Step 1: Run inference – Call the NIM with a given STL file as described in the previous section, and save the inference results as a NumPy archive (.npz).
Step 2: Install Kit-CAE – Clone the GitHub repository and follow the instructions in its README to build and launch the Kit-CAE sample application.
Step 3: Import files – Use the import menu to convert the STL and NPZ files to OpenUSD and import them into the 3D scene. The NumPy file should be imported as a point cloud dataset.
Step 4: Visualize results – Right-click on the imported NumPy dataset primitive and use the context menu to run one of the pre-defined CAE algorithms for data processing and visualization. You may need to specify the field array of interest based on the chosen method.
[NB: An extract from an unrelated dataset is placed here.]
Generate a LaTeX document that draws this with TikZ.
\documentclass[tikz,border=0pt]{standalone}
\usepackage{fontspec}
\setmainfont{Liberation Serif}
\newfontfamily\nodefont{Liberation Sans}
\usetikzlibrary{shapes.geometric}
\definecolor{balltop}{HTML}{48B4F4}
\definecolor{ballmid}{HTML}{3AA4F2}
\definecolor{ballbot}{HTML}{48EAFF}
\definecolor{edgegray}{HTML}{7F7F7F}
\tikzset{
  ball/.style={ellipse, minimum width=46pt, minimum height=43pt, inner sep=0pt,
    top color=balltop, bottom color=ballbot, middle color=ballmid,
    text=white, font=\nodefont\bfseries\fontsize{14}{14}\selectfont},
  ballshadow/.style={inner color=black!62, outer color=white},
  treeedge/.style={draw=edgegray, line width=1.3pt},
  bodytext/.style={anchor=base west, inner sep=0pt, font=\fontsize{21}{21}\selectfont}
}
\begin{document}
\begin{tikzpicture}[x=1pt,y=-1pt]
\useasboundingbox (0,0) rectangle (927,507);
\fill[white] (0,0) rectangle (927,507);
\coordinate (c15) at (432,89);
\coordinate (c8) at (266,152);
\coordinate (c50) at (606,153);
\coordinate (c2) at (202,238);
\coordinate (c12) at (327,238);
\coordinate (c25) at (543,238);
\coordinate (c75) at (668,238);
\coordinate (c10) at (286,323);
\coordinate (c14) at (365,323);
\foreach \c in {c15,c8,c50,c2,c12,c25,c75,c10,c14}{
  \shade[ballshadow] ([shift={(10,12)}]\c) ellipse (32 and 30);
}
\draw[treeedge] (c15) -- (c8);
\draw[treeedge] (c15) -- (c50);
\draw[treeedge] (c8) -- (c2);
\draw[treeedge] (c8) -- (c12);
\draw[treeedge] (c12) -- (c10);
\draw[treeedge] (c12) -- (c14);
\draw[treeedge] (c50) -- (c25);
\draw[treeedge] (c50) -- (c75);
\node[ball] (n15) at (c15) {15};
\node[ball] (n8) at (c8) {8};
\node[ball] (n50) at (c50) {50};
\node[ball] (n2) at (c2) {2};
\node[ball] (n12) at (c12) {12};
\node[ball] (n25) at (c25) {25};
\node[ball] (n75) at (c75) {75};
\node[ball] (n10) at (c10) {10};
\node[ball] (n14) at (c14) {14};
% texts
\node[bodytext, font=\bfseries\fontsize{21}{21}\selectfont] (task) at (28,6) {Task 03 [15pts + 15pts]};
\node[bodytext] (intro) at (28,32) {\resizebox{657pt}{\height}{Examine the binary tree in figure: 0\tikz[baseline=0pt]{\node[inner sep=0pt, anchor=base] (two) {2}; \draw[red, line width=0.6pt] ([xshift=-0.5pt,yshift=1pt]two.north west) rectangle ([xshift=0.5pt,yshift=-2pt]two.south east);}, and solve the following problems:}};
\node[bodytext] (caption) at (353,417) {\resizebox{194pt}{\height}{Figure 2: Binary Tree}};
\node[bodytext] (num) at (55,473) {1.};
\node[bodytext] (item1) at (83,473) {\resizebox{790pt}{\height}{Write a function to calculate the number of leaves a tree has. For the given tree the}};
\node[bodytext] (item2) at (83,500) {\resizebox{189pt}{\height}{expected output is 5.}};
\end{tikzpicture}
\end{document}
Screenshot showing a volume visualization of a predicted turbulent kinetic energy field using Kit-CAE. — *Figure 4. Volume visualization of a predicted turbulent kinetic energy field using Kit-CAE*

Bringing simulation results into Omniverse enables advanced 3D applications for CAE. Using Omniverse SDKs, APIs, and microservices, real-time digital twins can combine high-fidelity assets with simulation data from Kit-CAE. The low latency of AI surrogate models makes interactive exploration of large design spaces feasible, providing immediate feedback in 3D.
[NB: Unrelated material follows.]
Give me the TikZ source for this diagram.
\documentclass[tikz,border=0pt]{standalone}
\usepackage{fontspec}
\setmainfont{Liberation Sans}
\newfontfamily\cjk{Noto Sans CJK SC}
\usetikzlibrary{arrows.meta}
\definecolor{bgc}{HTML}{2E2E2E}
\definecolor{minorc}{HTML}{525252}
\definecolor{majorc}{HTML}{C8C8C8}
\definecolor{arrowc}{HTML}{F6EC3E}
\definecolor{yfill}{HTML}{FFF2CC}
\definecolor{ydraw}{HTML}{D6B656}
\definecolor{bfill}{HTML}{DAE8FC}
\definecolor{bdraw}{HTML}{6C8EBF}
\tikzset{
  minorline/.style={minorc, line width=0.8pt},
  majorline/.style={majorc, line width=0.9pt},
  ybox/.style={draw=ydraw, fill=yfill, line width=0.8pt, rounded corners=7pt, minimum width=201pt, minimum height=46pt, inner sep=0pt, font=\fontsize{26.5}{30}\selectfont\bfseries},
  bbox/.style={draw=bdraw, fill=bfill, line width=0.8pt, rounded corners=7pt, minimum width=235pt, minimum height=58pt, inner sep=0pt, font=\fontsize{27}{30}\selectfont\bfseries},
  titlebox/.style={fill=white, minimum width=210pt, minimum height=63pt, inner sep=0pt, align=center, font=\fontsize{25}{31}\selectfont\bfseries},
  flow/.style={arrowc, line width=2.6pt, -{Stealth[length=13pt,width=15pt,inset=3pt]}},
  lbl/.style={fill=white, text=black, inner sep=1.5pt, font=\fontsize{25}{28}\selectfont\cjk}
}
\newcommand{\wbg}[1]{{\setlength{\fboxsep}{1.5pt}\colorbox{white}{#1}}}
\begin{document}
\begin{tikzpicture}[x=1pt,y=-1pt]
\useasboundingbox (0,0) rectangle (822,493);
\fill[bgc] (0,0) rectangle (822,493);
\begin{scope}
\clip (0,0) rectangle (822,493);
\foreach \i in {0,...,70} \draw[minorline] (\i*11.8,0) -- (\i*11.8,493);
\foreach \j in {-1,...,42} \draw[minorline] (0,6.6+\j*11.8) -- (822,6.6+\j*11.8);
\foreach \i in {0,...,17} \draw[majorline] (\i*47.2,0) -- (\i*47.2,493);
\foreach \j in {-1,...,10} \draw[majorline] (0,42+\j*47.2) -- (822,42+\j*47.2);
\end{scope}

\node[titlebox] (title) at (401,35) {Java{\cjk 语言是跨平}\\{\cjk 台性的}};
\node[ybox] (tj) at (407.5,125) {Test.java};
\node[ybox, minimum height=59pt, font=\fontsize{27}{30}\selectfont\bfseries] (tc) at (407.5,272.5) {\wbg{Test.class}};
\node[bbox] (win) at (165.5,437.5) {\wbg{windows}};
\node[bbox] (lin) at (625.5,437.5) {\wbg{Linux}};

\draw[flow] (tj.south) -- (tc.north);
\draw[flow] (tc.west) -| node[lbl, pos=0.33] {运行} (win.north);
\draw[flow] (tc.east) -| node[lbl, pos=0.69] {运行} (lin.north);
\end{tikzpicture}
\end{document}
To create a more comprehensive and interactive experience, users can adopt the Omniverse Blueprint for real-time computer-aided engineering digital twins, which provides a more advanced reference workflow. Learn more about the virtual wind tunnel experience and find its source code on GitHub.
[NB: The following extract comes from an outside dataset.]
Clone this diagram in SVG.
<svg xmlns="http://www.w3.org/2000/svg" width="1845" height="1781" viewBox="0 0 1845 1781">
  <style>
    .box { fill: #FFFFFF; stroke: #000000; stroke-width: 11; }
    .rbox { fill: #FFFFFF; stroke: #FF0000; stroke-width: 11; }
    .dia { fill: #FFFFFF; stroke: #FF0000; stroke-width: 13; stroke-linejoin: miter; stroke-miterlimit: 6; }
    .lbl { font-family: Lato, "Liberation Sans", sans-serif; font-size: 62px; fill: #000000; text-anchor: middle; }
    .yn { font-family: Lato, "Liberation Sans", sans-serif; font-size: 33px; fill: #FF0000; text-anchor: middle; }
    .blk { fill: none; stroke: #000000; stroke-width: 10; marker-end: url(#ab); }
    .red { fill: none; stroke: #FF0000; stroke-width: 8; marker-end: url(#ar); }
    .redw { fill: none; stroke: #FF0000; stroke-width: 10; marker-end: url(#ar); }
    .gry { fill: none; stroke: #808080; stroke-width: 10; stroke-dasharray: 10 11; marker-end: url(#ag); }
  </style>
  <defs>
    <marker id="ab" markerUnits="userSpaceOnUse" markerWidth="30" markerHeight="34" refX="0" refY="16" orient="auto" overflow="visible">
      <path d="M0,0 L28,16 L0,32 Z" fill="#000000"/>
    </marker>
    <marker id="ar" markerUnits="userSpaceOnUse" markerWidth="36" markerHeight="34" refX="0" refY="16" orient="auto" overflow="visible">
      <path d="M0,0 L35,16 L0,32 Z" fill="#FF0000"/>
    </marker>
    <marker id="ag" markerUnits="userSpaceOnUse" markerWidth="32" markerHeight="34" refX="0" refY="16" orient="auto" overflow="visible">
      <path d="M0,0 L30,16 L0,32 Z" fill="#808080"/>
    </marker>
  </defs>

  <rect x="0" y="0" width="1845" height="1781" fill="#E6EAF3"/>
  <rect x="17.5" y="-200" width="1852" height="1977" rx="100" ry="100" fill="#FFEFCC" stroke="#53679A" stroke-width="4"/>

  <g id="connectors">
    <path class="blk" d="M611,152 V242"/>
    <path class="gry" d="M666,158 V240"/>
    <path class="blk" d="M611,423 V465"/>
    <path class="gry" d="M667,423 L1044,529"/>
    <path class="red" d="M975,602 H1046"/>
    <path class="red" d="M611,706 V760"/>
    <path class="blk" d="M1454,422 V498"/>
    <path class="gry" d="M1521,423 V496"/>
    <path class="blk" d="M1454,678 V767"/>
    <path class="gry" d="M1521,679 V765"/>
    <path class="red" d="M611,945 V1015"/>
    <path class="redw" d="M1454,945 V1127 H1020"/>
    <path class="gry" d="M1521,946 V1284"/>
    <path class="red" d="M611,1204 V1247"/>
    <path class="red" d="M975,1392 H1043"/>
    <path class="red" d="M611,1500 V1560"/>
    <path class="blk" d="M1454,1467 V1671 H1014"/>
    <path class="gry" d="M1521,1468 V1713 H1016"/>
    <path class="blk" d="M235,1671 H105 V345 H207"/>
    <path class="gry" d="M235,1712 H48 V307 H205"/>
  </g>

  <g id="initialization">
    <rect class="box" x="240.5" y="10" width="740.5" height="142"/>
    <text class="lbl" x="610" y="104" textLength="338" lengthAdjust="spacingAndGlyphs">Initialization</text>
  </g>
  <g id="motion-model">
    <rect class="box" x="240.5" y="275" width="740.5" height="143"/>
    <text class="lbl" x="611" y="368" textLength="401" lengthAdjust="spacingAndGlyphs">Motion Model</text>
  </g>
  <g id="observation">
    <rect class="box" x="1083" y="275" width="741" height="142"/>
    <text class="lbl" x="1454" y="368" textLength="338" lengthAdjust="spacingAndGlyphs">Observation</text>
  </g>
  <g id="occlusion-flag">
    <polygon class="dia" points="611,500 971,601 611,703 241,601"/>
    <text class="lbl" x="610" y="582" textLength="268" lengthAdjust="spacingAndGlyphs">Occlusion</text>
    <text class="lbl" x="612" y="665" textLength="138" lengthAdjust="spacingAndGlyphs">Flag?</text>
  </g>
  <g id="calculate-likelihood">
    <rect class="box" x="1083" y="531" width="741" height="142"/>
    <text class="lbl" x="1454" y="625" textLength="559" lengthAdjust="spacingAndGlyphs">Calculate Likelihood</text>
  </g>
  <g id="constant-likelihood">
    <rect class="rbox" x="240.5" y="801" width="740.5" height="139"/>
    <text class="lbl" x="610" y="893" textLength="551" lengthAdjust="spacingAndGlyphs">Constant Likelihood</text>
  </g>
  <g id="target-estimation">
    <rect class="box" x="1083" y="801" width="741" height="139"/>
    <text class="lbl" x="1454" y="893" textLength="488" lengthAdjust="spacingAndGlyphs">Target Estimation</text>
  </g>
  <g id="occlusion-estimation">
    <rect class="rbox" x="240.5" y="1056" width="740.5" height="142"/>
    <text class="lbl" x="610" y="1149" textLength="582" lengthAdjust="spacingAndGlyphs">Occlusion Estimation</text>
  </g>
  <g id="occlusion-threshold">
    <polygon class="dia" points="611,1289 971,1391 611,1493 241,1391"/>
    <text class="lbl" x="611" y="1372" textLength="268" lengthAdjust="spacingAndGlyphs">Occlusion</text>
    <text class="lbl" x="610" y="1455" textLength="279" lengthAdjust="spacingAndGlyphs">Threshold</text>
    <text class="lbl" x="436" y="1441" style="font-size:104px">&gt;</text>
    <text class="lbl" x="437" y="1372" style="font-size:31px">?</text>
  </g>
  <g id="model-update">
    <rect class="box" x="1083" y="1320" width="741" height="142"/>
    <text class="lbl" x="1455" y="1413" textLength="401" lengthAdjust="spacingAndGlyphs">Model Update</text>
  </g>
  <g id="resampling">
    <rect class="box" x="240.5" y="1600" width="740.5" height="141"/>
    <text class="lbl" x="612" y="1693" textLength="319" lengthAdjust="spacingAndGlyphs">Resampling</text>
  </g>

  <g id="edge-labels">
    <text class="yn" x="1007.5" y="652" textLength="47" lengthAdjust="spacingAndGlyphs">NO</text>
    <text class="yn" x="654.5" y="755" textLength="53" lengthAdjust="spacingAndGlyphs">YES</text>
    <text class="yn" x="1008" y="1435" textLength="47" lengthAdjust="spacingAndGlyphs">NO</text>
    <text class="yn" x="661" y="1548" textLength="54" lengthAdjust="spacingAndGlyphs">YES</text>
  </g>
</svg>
Video 1. Learn how the NVIDIA Omniverse Blueprint enables real-time digital twins for CAE

Get started with AI-powered simulations

The AI-powered simulation workflow, demonstrated with automotive aerodynamics in this post, is a universal framework for any simulation-driven industry. It uses high-fidelity simulation data to train fast AI models that enable real-time, interactive analysis, addressing long runtimes, costly design iterations, and slow feedback loops. To get started, check out the NVIDIA DLI course, Accelerating CAE Simulations Using PhysicsNeMo.

Applications include:

Aerospace: Accelerating airfoil and aircraft optimization; analyzing aerothermal effects during re-entry. NVIDIA partner Luminary Cloud used this framework with the DoMINO architecture to train Shift Wing, a physics-based AI model for transonic wing design.
Energy: Optimizing turbomachinery flow, heat exchangers, and wind farm layouts.
Manufacturing: Speeding injection mold analysis and tooling design.
Civil engineering: Rapid evaluation of wind loading and airflow in tunnels or subway systems.
Electronics: Real-time thermal analysis for data centers, servers, and battery packs.

This GPU-accelerated platform is a foundational technology that advances simulation and engineering design processes.